Work to be completed:
Give back exactly the lines from the one with "Output the LaTeX" through the one with "(0,0) rectangle (577,333);", inclusive, without the images.

[begin Data listing]

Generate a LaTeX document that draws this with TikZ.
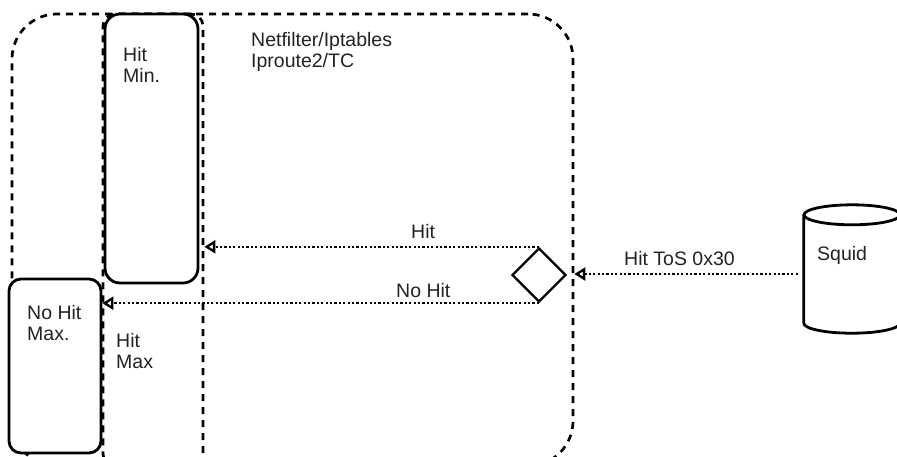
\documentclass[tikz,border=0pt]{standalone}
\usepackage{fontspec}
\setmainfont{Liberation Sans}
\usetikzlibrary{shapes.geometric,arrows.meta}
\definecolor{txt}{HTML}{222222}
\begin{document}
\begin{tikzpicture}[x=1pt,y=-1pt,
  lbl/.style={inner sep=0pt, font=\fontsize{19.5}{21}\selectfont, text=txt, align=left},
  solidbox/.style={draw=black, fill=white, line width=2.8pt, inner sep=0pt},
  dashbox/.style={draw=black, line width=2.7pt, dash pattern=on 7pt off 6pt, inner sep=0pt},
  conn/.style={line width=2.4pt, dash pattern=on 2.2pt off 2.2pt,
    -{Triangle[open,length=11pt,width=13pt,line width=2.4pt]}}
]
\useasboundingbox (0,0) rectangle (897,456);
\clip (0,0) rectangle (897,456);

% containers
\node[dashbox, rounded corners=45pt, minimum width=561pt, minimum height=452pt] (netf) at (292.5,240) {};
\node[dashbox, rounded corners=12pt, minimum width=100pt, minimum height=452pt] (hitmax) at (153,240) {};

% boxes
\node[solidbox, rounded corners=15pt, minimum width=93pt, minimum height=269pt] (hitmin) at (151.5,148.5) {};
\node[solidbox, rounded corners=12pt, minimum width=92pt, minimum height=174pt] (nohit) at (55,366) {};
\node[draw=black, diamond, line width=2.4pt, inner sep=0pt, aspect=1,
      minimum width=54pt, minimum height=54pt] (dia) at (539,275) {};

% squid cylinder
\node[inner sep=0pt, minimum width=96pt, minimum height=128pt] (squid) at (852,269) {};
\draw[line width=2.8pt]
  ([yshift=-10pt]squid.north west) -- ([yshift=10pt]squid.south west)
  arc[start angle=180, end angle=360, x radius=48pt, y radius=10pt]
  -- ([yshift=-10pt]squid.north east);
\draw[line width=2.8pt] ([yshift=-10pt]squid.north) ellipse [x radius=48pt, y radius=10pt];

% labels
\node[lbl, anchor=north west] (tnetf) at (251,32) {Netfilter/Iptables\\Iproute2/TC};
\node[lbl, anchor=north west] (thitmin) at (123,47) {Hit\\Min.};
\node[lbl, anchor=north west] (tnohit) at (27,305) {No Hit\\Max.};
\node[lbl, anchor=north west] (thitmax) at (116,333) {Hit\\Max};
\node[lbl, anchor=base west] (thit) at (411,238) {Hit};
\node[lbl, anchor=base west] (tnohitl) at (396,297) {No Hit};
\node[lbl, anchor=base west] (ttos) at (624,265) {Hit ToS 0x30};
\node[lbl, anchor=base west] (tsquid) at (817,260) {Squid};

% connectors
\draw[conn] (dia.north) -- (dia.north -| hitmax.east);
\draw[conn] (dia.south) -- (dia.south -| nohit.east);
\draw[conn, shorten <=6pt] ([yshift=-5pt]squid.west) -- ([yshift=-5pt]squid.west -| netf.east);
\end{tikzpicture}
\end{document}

[end Data listing]
[begin Data listing]

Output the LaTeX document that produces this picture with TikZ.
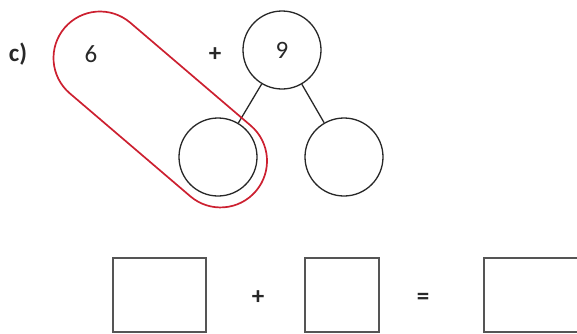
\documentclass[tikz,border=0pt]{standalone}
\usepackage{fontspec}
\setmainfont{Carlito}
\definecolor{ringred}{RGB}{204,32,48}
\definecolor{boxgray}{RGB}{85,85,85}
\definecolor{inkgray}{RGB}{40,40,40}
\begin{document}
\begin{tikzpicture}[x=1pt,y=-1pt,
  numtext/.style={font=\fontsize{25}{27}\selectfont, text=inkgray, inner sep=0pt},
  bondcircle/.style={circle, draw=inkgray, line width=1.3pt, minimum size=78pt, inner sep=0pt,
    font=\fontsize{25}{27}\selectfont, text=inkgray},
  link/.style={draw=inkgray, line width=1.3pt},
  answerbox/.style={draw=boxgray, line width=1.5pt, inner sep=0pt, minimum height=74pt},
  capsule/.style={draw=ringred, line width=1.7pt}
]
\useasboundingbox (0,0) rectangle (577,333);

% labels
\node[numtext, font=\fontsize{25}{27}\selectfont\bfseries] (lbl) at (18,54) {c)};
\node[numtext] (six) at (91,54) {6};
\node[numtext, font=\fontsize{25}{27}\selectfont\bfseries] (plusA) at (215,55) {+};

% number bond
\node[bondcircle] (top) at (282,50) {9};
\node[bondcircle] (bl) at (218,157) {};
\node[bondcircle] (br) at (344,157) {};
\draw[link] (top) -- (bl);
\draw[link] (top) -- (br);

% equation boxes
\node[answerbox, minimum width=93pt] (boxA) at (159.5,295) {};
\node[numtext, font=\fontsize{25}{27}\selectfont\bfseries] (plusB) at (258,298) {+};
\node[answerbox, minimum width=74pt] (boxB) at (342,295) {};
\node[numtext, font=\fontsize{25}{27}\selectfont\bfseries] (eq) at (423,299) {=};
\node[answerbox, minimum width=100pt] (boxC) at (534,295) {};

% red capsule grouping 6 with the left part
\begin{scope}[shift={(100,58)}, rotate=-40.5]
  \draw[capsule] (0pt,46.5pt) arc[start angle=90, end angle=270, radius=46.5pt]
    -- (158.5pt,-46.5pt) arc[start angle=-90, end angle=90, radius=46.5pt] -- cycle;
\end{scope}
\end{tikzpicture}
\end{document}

[end Data listing]

Task answer:
Output the LaTeX document that produces this picture with TikZ.
\documentclass[tikz,border=0pt]{standalone}
\usepackage{fontspec}
\setmainfont{Carlito}
\definecolor{ringred}{RGB}{204,32,48}
\definecolor{boxgray}{RGB}{85,85,85}
\definecolor{inkgray}{RGB}{40,40,40}
\begin{document}
\begin{tikzpicture}[x=1pt,y=-1pt,
  numtext/.style={font=\fontsize{25}{27}\selectfont, text=inkgray, inner sep=0pt},
  bondcircle/.style={circle, draw=inkgray, line width=1.3pt, minimum size=78pt, inner sep=0pt,
    font=\fontsize{25}{27}\selectfont, text=inkgray},
  link/.style={draw=inkgray, line width=1.3pt},
  answerbox/.style={draw=boxgray, line width=1.5pt, inner sep=0pt, minimum height=74pt},
  capsule/.style={draw=ringred, line width=1.7pt}
]
\useasboundingbox (0,0) rectangle (577,333);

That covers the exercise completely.